Adaptive Sensing Scheduling and Spectrum Selection in Cognitive Wireless Mesh Networks

Cognitive Radio (CR) technology constitutes a promising approach to increase the capacity of Wireless Mesh Networks (WMNs). Using this technology, Mesh Routers (MRs) and the attached Mesh Clients (MCs) are allowed to opportunistically transmit on the licensed band, but under the constraint not to interfere with the Primary Users (PUs) of the spectrum. Thus, the effective deployment of CR- WMNs require that each MR must be able to: sense the current spectrum, select an available PU-free channel and perform the spectrum handoff to a new channel in case of PU arrival on the current one.

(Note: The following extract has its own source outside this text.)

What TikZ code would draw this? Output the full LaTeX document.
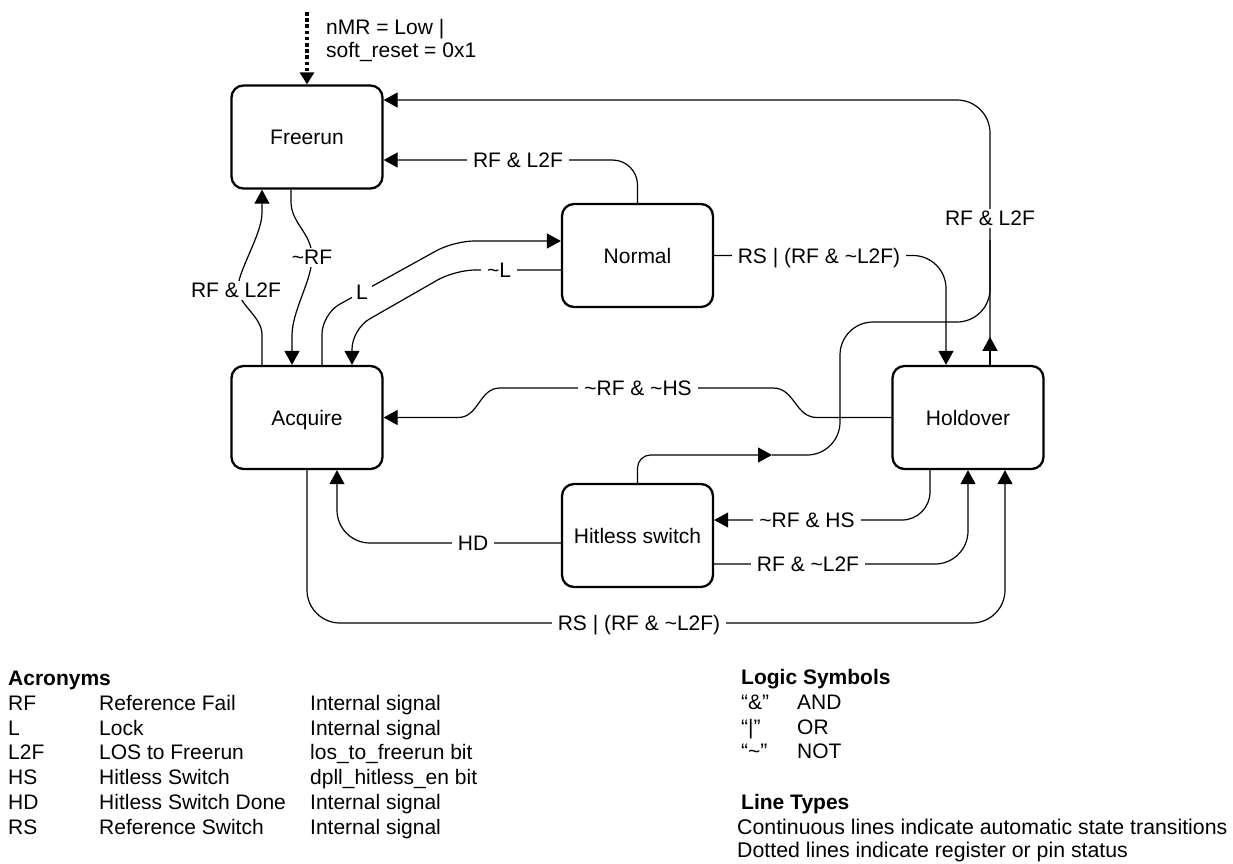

How to coordinate these actions in the optimal way which maximizes the performance of the CR-WMNs while minimizing the interference to the PUs constitutes an open research issue in CR systems. In this paper, we propose an adaptive spectrum scheduling and allocation scheme which allows a MR to identify the best schedule of (i) when to sense the current channel, (ii) when to transmit, (iii) when to perform a spectrum handoff. Due the large number of parameters involved, we propose Reinforcement Learning (RL) techniques to allow a MR to learn by itself the optimal balance between spectrum sensing-exploitation- exploration actions based on network feedbacks coming from the MCs. We perform extensive simulations which confirm the adaptivity and efficiency of our approach in terms of increased throughput when compared with non-learning based schemes for CR-WMNs.